● **Listed entries**
━━━━━━
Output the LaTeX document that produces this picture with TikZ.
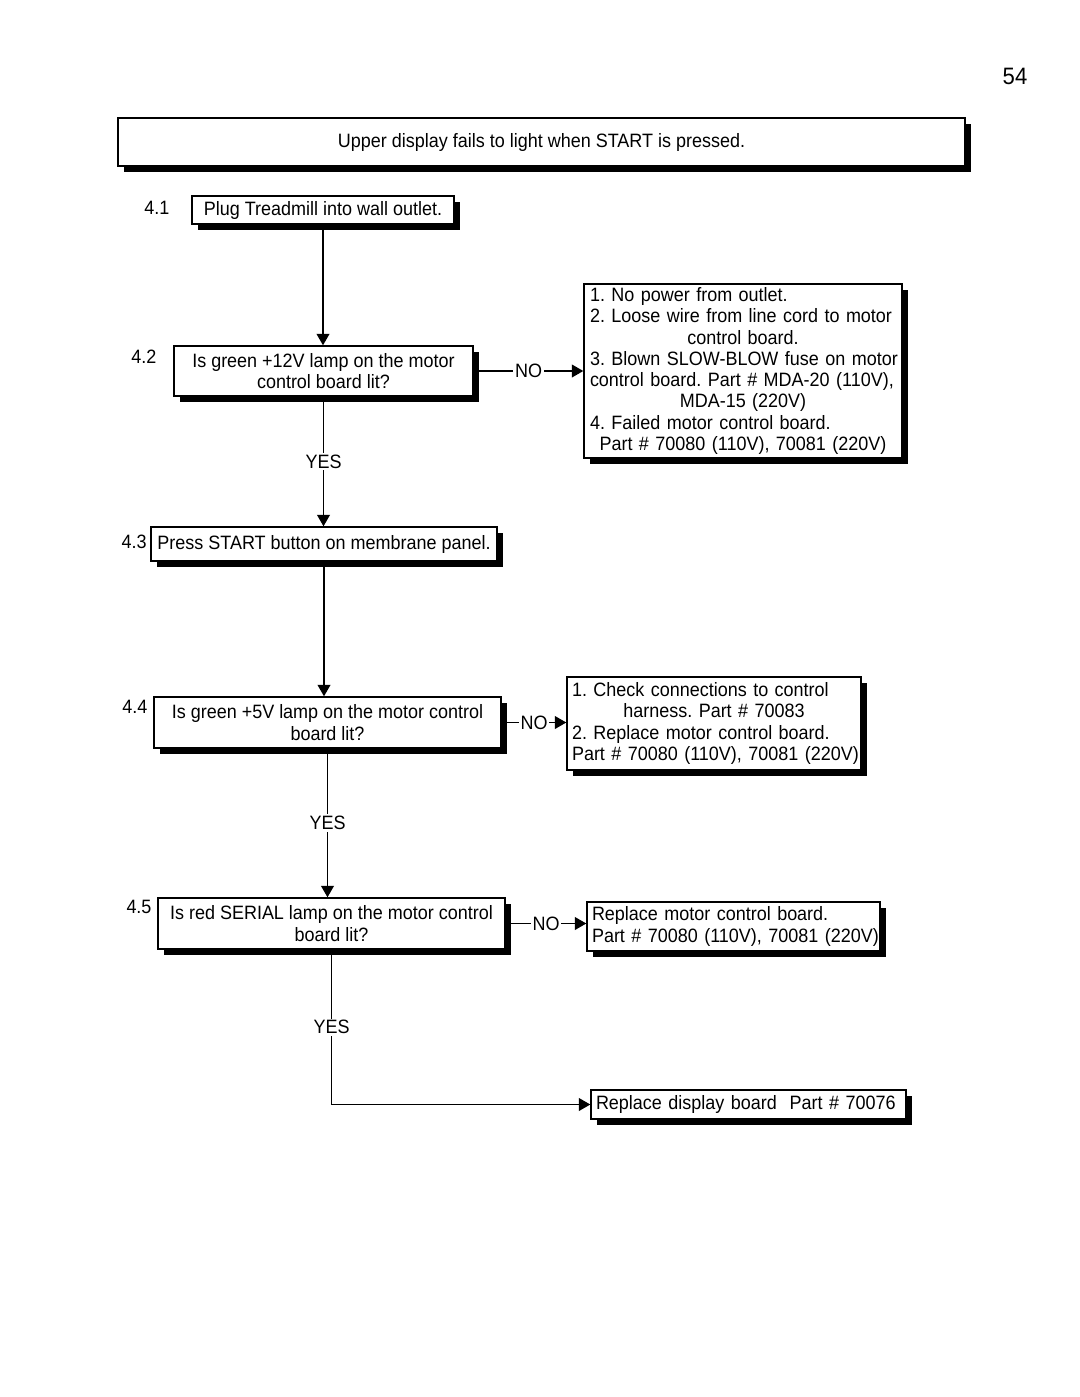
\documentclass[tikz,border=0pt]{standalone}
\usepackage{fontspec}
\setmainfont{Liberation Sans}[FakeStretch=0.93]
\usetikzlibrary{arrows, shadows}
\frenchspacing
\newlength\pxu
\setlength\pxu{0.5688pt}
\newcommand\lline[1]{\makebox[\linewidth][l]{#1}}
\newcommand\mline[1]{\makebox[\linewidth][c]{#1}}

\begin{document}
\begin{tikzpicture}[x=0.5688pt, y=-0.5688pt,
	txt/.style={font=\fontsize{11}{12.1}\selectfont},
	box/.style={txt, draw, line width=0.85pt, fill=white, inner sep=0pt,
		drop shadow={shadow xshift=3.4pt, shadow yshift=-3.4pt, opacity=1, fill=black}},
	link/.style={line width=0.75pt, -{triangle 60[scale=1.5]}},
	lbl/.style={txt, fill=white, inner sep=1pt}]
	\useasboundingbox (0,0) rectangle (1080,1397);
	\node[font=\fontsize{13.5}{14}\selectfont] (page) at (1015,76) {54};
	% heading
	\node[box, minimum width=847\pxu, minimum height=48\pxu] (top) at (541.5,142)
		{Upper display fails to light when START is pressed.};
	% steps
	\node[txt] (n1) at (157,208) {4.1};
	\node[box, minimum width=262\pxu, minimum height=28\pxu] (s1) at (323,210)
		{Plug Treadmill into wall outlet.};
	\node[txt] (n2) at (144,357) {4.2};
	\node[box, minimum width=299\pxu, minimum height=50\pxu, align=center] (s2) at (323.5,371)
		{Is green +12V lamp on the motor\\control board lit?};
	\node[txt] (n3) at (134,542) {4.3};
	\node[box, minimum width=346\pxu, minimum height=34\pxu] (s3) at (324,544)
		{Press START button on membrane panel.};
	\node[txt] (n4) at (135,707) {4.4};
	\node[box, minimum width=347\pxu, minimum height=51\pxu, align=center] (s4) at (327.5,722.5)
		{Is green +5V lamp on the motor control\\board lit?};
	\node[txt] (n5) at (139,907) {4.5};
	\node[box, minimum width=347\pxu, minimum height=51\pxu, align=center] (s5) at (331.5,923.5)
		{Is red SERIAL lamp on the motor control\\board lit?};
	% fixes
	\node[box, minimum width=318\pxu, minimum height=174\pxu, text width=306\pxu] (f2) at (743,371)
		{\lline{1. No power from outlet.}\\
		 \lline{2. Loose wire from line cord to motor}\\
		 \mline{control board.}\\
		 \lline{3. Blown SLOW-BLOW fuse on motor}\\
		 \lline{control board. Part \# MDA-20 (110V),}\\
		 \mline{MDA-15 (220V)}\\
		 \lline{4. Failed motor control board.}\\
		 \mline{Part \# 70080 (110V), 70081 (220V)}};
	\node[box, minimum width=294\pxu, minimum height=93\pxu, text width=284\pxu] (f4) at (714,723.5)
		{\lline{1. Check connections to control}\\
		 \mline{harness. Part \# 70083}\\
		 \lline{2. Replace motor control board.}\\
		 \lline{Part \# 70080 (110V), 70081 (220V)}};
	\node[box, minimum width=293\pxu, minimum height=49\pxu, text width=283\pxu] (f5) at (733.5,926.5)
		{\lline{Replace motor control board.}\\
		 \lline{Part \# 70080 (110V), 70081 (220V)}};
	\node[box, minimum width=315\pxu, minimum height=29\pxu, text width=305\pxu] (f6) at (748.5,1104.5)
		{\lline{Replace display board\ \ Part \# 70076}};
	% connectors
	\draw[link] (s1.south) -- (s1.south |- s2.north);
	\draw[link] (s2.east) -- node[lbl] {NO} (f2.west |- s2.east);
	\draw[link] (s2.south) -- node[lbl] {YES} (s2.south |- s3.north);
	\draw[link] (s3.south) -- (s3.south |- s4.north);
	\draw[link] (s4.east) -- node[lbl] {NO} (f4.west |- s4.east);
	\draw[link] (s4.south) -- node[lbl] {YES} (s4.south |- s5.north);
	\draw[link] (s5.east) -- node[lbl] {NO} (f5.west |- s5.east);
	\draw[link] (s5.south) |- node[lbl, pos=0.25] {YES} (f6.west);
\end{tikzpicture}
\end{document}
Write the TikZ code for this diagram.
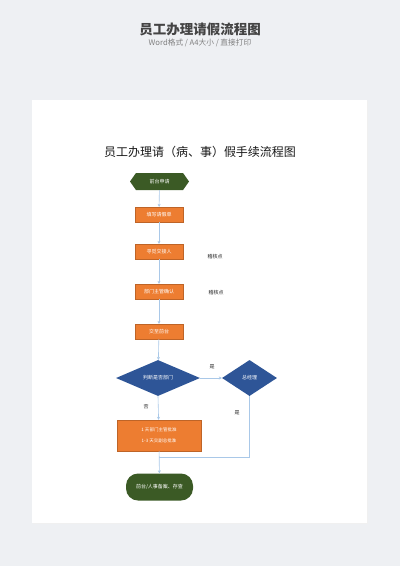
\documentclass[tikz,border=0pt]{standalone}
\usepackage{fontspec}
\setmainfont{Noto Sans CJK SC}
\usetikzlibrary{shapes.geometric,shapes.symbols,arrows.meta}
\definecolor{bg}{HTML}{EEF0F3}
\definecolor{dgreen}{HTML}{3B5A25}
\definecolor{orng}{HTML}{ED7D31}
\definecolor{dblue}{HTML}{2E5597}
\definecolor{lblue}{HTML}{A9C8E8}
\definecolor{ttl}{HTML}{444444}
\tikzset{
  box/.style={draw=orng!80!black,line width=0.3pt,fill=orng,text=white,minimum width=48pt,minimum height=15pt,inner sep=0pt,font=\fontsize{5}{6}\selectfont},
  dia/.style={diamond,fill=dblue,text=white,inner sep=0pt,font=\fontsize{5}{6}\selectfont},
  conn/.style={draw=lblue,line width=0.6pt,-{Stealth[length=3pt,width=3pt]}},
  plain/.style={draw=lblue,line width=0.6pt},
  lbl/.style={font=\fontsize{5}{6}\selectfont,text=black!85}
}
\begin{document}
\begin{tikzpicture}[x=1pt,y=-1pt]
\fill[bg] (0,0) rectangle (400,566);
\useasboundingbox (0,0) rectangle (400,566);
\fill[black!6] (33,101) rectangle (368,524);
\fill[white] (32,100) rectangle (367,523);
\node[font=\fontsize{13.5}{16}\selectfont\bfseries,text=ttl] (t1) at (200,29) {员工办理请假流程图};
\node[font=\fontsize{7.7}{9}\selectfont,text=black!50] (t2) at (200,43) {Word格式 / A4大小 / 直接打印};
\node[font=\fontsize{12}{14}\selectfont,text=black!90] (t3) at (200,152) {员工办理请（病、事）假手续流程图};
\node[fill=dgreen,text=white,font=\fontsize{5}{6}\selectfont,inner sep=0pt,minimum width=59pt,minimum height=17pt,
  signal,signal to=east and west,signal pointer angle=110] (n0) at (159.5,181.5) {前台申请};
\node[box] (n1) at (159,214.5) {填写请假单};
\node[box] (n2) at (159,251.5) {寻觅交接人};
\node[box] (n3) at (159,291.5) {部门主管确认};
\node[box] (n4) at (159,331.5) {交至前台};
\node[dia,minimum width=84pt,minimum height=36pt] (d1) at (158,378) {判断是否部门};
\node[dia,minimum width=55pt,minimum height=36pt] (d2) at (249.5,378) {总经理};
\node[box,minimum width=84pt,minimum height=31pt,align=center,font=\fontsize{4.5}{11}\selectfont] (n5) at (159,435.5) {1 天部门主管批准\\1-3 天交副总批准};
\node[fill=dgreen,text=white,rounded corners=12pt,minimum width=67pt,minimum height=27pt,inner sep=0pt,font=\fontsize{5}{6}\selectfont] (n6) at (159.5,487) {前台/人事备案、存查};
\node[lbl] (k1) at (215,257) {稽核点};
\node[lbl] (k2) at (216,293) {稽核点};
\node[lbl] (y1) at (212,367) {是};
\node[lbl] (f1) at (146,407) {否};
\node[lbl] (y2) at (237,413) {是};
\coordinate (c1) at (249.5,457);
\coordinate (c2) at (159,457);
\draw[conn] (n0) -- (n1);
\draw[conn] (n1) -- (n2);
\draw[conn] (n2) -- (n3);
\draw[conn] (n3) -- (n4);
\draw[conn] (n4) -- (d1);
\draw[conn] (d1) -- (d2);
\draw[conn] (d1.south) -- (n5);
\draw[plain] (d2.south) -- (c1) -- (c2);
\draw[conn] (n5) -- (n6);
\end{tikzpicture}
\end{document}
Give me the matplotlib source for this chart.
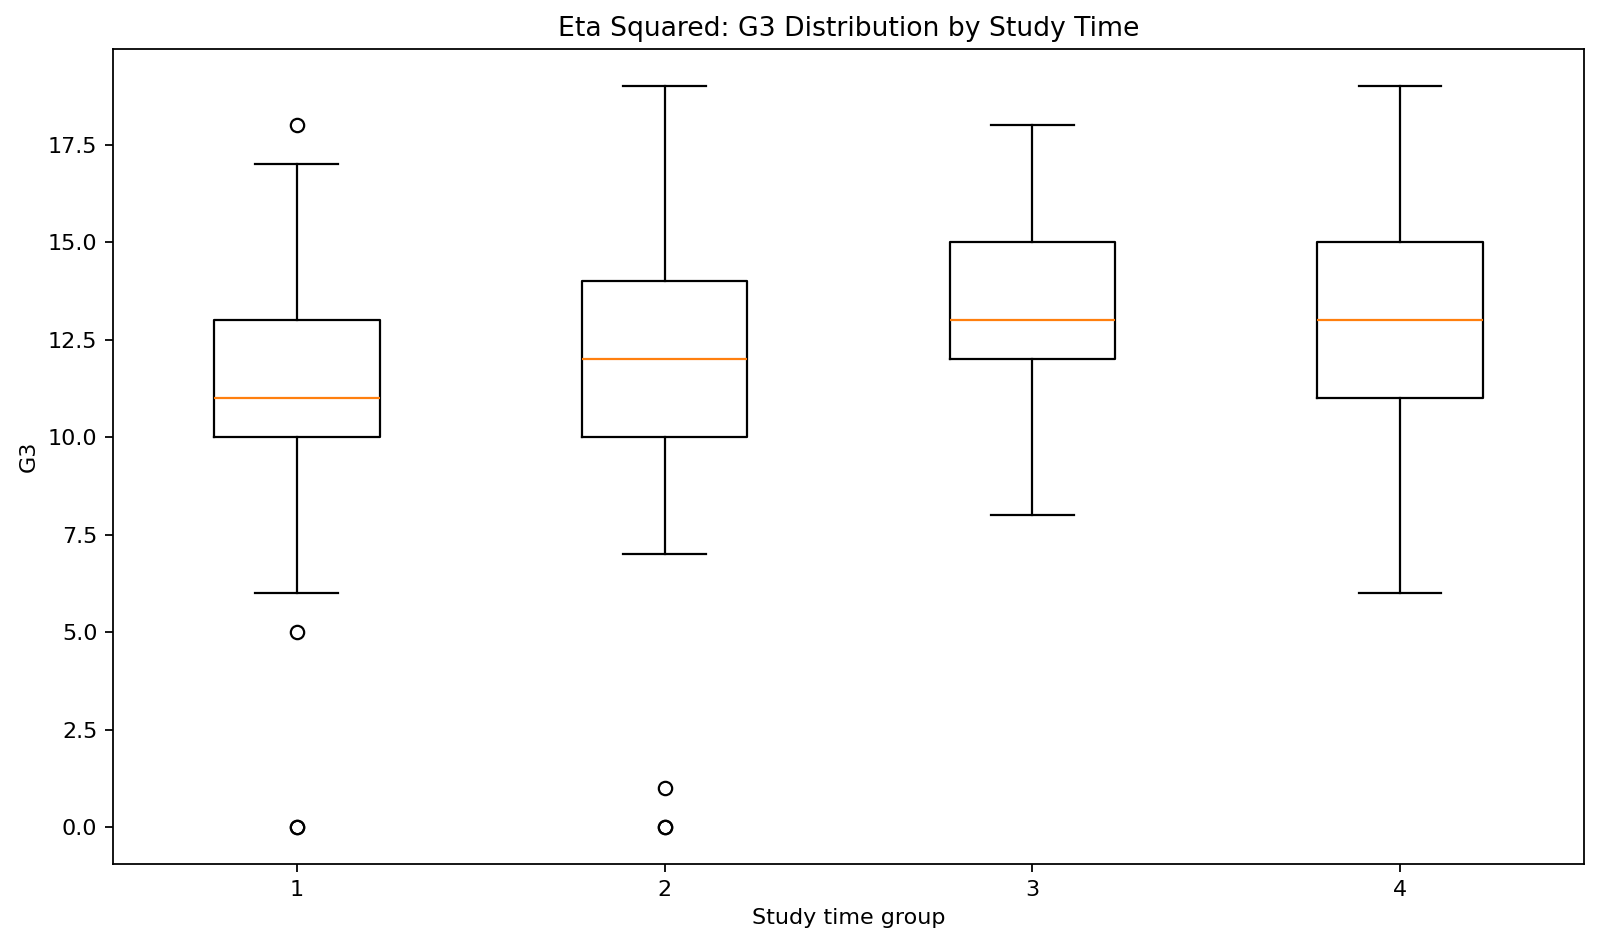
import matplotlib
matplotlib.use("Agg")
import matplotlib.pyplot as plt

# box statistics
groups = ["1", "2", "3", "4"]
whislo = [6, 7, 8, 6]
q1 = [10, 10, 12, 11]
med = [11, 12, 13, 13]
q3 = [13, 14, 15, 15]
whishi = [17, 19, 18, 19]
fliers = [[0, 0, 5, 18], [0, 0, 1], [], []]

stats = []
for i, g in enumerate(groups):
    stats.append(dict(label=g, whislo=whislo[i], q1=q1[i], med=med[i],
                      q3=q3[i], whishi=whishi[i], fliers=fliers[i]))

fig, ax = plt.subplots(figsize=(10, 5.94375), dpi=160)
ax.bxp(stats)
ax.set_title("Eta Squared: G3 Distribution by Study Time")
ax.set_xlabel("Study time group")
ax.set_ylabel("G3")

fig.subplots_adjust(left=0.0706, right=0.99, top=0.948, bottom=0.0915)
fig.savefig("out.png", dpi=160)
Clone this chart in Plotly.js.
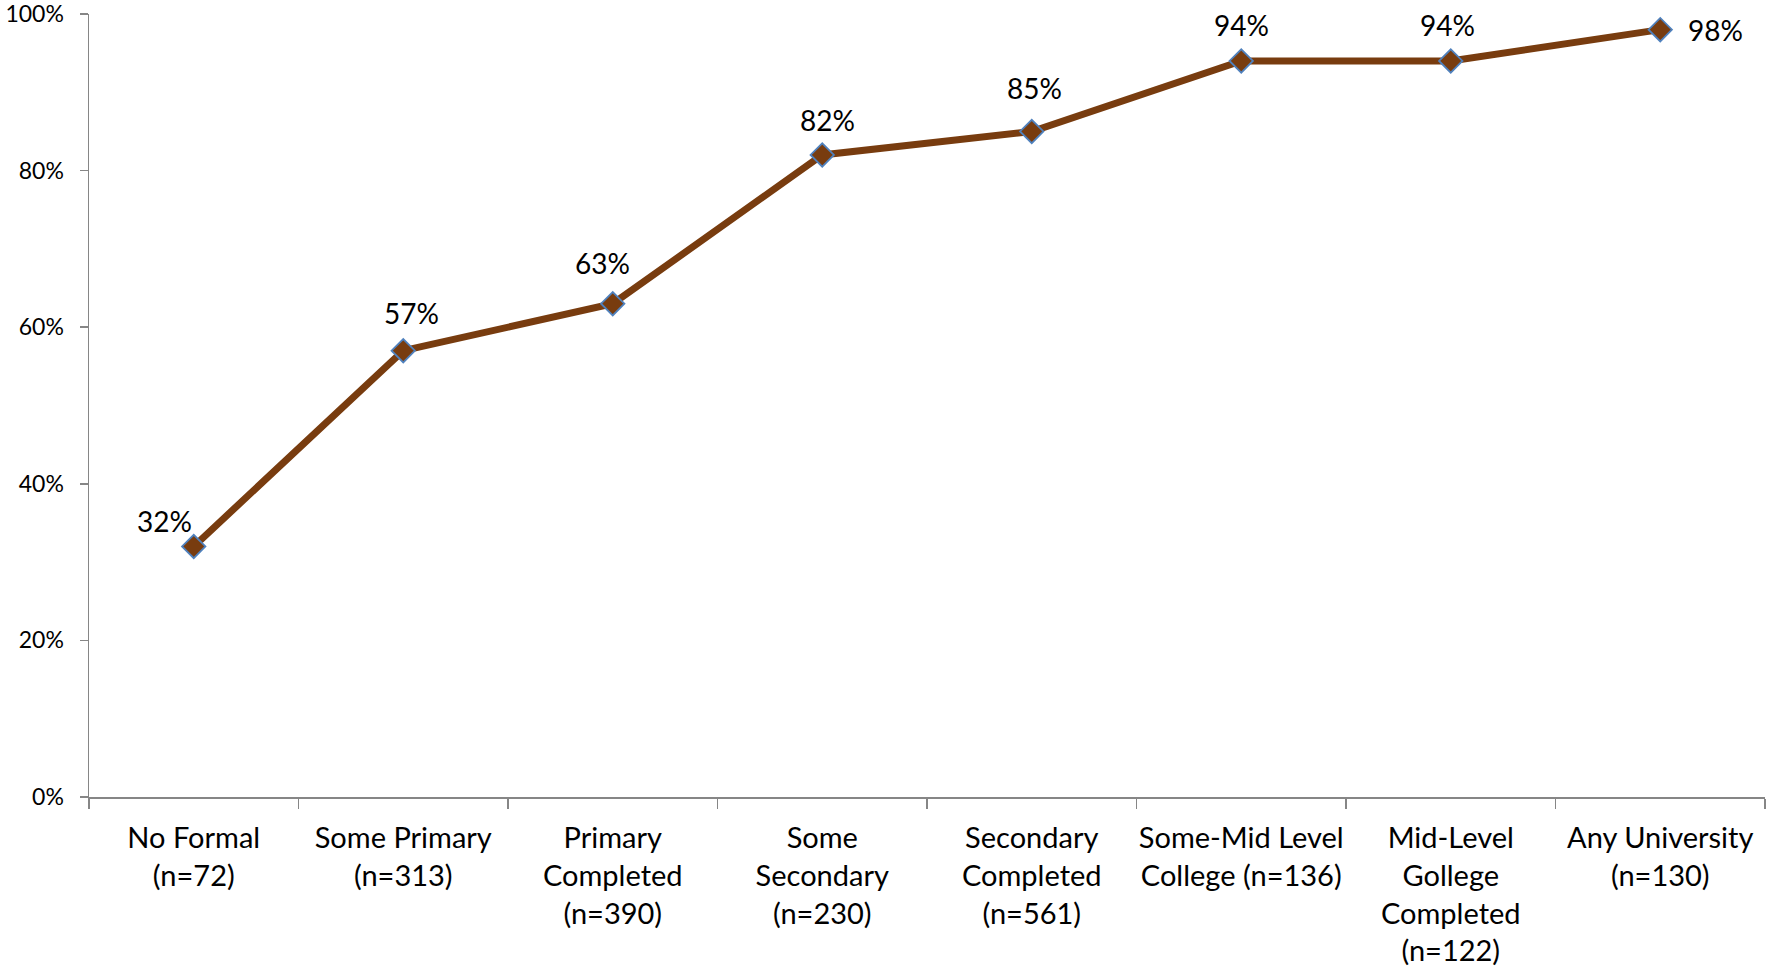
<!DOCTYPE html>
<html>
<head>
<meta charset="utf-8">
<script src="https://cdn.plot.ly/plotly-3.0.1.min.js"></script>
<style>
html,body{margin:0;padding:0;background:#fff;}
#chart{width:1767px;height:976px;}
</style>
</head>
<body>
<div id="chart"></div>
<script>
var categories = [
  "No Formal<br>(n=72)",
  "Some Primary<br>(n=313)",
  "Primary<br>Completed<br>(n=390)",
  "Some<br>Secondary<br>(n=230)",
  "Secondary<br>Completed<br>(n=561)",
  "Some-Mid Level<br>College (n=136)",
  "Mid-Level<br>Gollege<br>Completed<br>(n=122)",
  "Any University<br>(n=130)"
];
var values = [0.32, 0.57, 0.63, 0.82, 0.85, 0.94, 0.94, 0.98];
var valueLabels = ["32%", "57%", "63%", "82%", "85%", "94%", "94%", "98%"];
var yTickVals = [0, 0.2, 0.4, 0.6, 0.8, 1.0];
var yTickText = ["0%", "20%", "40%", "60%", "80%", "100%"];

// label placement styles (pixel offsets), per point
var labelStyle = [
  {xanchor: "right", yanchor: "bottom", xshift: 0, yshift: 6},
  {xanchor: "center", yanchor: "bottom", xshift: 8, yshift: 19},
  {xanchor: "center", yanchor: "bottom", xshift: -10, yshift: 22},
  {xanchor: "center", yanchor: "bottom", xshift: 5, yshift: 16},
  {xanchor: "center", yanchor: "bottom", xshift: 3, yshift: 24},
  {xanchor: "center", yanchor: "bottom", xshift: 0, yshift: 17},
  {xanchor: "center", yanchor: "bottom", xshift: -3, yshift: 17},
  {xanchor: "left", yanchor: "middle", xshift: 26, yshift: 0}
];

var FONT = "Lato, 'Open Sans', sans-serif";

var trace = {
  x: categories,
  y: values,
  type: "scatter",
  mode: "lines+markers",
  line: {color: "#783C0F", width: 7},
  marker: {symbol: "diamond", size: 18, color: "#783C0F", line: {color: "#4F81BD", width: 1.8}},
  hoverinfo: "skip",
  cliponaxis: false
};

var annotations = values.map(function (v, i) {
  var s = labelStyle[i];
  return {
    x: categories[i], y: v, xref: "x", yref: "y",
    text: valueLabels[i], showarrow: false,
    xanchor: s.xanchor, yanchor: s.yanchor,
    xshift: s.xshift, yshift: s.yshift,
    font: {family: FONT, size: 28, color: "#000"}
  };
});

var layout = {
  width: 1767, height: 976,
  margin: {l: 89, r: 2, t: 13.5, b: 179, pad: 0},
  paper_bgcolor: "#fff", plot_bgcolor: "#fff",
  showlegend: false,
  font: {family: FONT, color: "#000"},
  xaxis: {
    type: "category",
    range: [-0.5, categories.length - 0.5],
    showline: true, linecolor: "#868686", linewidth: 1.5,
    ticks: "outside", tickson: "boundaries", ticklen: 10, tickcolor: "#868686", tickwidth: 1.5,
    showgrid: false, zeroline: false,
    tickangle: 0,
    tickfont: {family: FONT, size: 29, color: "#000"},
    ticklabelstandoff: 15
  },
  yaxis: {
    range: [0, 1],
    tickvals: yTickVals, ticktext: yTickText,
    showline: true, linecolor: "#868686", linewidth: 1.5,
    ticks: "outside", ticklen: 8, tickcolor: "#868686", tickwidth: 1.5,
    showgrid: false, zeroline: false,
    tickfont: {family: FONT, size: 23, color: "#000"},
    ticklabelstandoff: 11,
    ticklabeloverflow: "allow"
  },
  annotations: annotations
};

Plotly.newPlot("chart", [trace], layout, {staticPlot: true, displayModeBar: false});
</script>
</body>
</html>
━━━━━━
● **What the task asks**
Find the word "this" in the entries, and copy every line it shows up in.

● **Exercise output**
Output the LaTeX document that produces this picture with TikZ.
Write the TikZ code for this diagram.
Give me the matplotlib source for this chart.
Clone this chart in Plotly.js.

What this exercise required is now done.